TASK: Take each line containing the word "matplotlib" and copy it.

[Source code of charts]
——

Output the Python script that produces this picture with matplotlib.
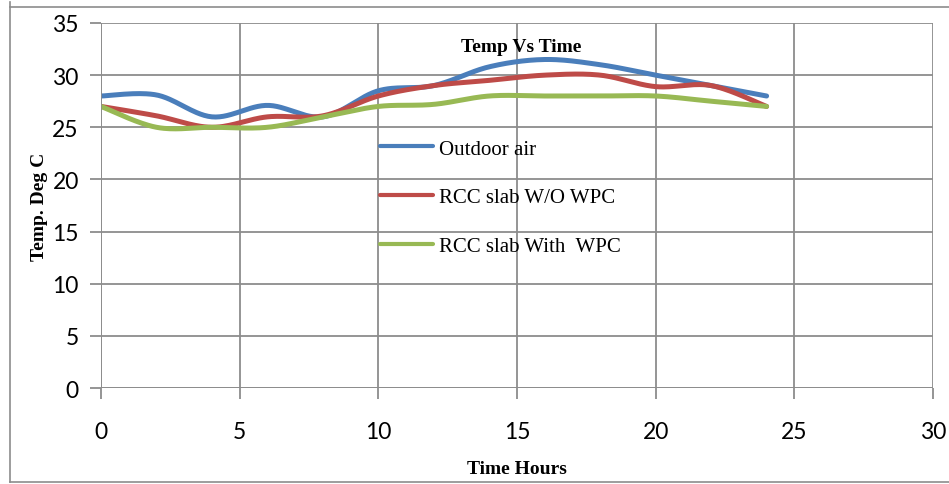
import numpy as np
import matplotlib.pyplot as plt
from matplotlib.lines import Line2D

hours = [0, 2, 4, 6, 8, 10, 12, 14, 16, 18, 20, 22, 24]
outdoor = [28, 28.1, 26, 27.1, 26, 28.5, 29, 30.8, 31.5, 31, 30, 29, 28]
rcc_no_wpc = [27, 26.1, 25, 26, 26.1, 28, 29, 29.5, 30, 30, 28.9, 29, 27]
rcc_wpc = [27, 25, 25, 25, 26, 27, 27.2, 28, 28, 28, 28, 27.5, 27]
series_names = ["Outdoor air", "RCC slab W/O WPC", "RCC slab With  WPC"]
colors = ["#4A7EBB", "#BE4B48", "#98B954"]


def smooth(x, y, n=30):
    # Excel-style smoothed line: cardinal spline through the points
    x = np.asarray(x, float)
    y = np.asarray(y, float)
    px = np.concatenate([[x[0]], x, [x[-1]]])
    py = np.concatenate([[y[0]], y, [y[-1]]])
    xs, ys = [], []
    t = np.linspace(0, 1, n)
    for i in range(1, len(px) - 2):
        p0, p1, p2, p3 = (np.array([px[j], py[j]]) for j in (i - 1, i, i + 1, i + 2))
        c1 = p1 + (p2 - p0) / 6
        c2 = p2 - (p3 - p1) / 6
        b = ((1 - t) ** 3)[:, None] * p1 + (3 * (1 - t) ** 2 * t)[:, None] * c1 \
            + (3 * (1 - t) * t ** 2)[:, None] * c2 + (t ** 3)[:, None] * p2
        xs.append(b[:, 0])
        ys.append(b[:, 1])
    return np.concatenate(xs), np.concatenate(ys)


fig = plt.figure(figsize=(9.49, 4.85), dpi=100)
ax = fig.add_axes([101 / 949, 1 - 389 / 485, (933 - 101) / 949, (389 - 24) / 485])

for ys, c, name in zip([outdoor, rcc_no_wpc, rcc_wpc], colors, series_names):
    sx, sy = smooth(hours, ys)
    ax.plot(sx, sy, color=c, lw=3.6, solid_capstyle="round", label=name)

ax.set_xlim(0, 30)
ax.set_ylim(0, 35)
ax.set_xticks(range(0, 31, 5))
ax.set_yticks(range(0, 36, 5))
ax.grid(True, color="#8c8c8c", lw=1.3)
ax.set_axisbelow(True)
for s in ax.spines.values():
    s.set_visible(False)
ax.tick_params(direction="out", length=8, width=1.3, color="#8c8c8c",
               labelsize=16.5, pad=16)
ax.tick_params(axis="y", pad=8)
for lab in ax.get_xticklabels() + ax.get_yticklabels():
    lab.set_fontfamily("Lato")
ax.axhline(0, color="#8c8c8c", lw=1.3)
ax.axvline(0, color="#8c8c8c", lw=1.3)

ax.text(15.15, 32.7, "Temp Vs Time", ha="center", va="center",
        fontfamily="Liberation Serif", fontweight="bold", fontsize=14)
fig.text(517 / 949, 1 - 470 / 485, "Time Hours", ha="center", va="center",
         fontfamily="Liberation Serif", fontweight="bold", fontsize=14)
fig.text(40 / 949, 1 - 207 / 485, "Temp. Deg C", ha="center", va="center",
         rotation=90, fontfamily="Liberation Serif", fontweight="bold", fontsize=14)

leg = ax.legend(loc="upper left", bbox_to_anchor=(0.325, 0.705), frameon=False,
                prop={"family": "Liberation Serif", "size": 15},
                handlelength=2.55, handletextpad=0.3, labelspacing=1.4,
                borderaxespad=0)
for h in leg.get_lines():
    h.set_linewidth(3)

# outer chart frame
for seg in [([9.5, 9.5], [3, 483]), ([9.5, 949], [483, 483]), ([9.5, 949], [8, 8])]:
    fig.add_artist(Line2D(np.array(seg[0]) / 949, 1 - np.array(seg[1]) / 485,
                          color="#8c8c8c", lw=1.2))

fig.savefig("out.png", dpi=100)
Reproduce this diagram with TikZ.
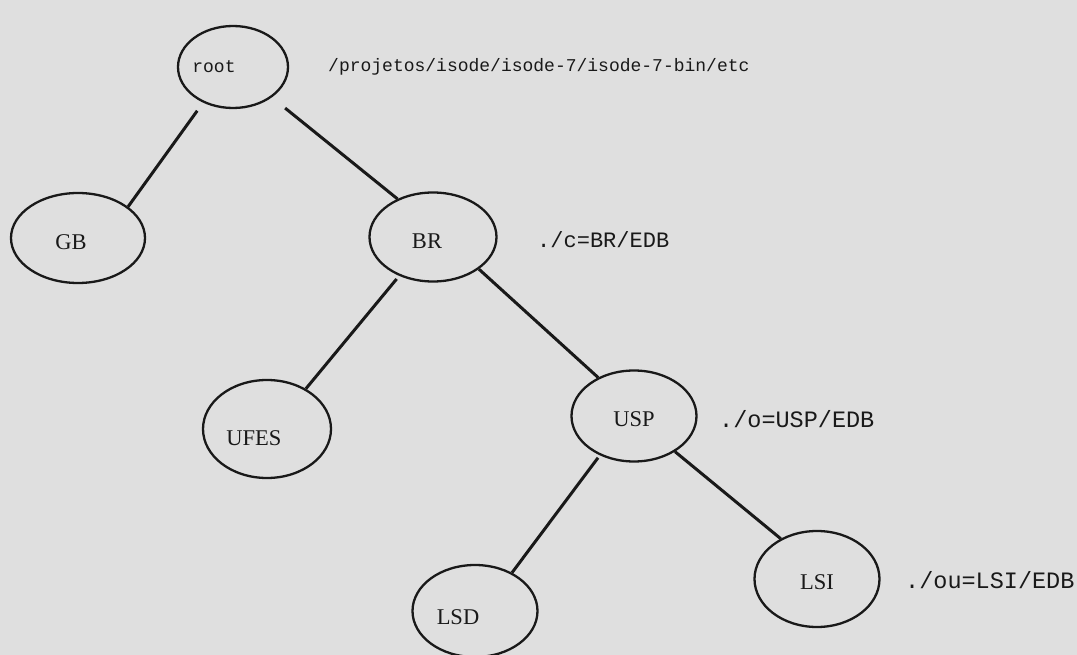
\documentclass[tikz,border=0pt]{standalone}
\usepackage{fontspec}
\setmainfont{Liberation Serif}
\newfontfamily\monof{Liberation Mono}
\usetikzlibrary{shapes.geometric}
\definecolor{paper}{RGB}{223,223,223}
\definecolor{ink}{RGB}{25,25,25}
\begin{document}
\begin{tikzpicture}[x=1pt,y=-1pt,
  ent/.style={ellipse, draw=ink, line width=2.3pt, inner sep=0pt},
  nametext/.style={text=ink, font=\fontsize{22.5}{25}\selectfont},
  monotext/.style={font=\monof\fontsize{22}{26}\selectfont},
  link/.style={draw=ink, line width=3pt},
  dnlabel/.style={anchor=base west, text=ink, inner sep=0pt, monotext}]
\fill[paper] (0,0) rectangle (1077,655);
\useasboundingbox (0,0) rectangle (1077,655);

\node[ent, minimum width=110pt, minimum height=82pt,
  label={[text=ink, font=\monof\fontsize{18}{21}\selectfont, xshift=-19pt]center:root}] (root) at (233,67) {};
\node[ent, minimum width=134pt, minimum height=90pt,
  label={[nametext, xshift=-7pt, yshift=-4pt]center:GB}] (GB) at (78,238) {};
\node[ent, minimum width=127pt, minimum height=89pt,
  label={[nametext, xshift=-6pt, yshift=-4pt]center:BR}] (BR) at (433,237) {};
\node[ent, minimum width=128pt, minimum height=98pt,
  label={[nametext, xshift=-13pt, yshift=-9pt]center:UFES}] (UFES) at (267,429) {};
\node[ent, minimum width=125pt, minimum height=91pt,
  label={[nametext, yshift=-3pt]center:USP}] (USP) at (634,416) {};
\node[ent, minimum width=125pt, minimum height=92pt,
  label={[nametext, xshift=-17pt, yshift=-6pt]center:LSD}] (LSD) at (475,611) {};
\node[ent, minimum width=125pt, minimum height=96pt,
  label={[nametext, yshift=-3pt]center:LSI}] (LSI) at (817,579) {};

\draw[link, shorten <=10pt] (root.230) -- (GB.32);
\draw[link, shorten <=17pt] (root.322) -- (BR.133);
\draw[link, shorten <=4pt] (BR.229) -- (UFES.46);
\draw[link] (BR.325) -- (USP.133);
\draw[link, shorten <=3pt] (USP.229) -- (LSD.46);
\draw[link] (USP.319) -- (LSI.132);

\node[dnlabel, font=\monof\fontsize{18}{21}\selectfont] (lroot) at (328,72) {/projetos/isode/isode-7/isode-7-bin/etc};
\node[dnlabel] (lbr) at (537,248) {./c=BR/EDB};
\node[dnlabel, font=\monof\fontsize{23.5}{27}\selectfont] (lusp) at (719,427) {./o=USP/EDB};
\node[dnlabel, font=\monof\fontsize{23.5}{27}\selectfont] (llsi) at (905,588) {./ou=LSI/EDB};
\end{tikzpicture}
\end{document}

——

SOLUTION TO THE EXERCISE:
Output the Python script that produces this picture with matplotlib.
import matplotlib.pyplot as plt
from matplotlib.lines import Line2D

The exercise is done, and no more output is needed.